August 25, 2005

The Amsterdam Notebooks—Page 25.

It's Day 25 of this 35 day project. (The set thus far.) I'm in the Rijksmuseum.

First, I draw some details from a nice "Temptation of St. Anthony" painting by Teniers — with my word balloons):

Amsterdam Notebook

Next, I record a little drama about the relationship between human beings and artwork... and between Dutch and German:

Amsterdam Notebook

(Enlarge.)

4 comments:

knox said...

This one made me laugh out loud. I used to work in a gourmet food shop and many of our customers were older Germans. I wouldn't call them stupid necessarily, but god love 'em, they were a pain in the ass to wait on. They tended to be perfectly nice and pleasant until we were out of something they wanted, or their meat wasn't sliced just right.
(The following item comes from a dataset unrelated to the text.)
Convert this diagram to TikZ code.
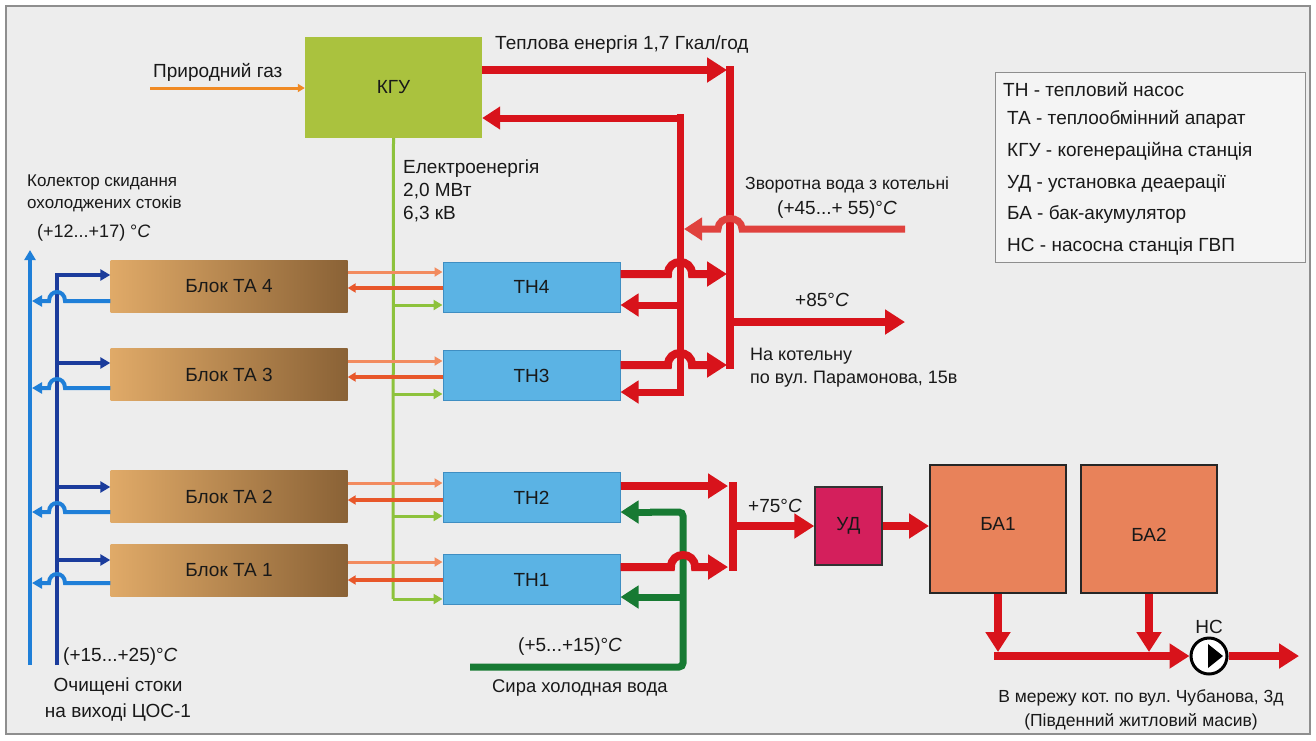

Then it was like the furies unleashed.

Simon Kenton said...

When I was being cross-culturally sensitized, I was told that Americans would stop in front of a natural wonder and try to photograph it either with no one in the foreground, or with their pervert wagon (Winnebago). Japanese would spill out of a tour bus and line up in front of the attraction, so that the picture had faint pink lineaments, say, showing that the Grand Canyon lay behind the crowd. Germans would ask to photograph your gun.

goesh said...

Pox! That I could'st but sketch
O! Dreams a'many on souls I'd etch
but alas! n'er a pretty penny to fetch
empowering lust's dreams like a vile wretch
naught but scribbled nudes, the feast of a letch
-Lonely Donut Man

Sigivald said...

Teniers, Eh?

Weird. From the sketch, I would have put big money on Bosch. Maybe fish-riding imps with pointy hats were all the rage in Belgium.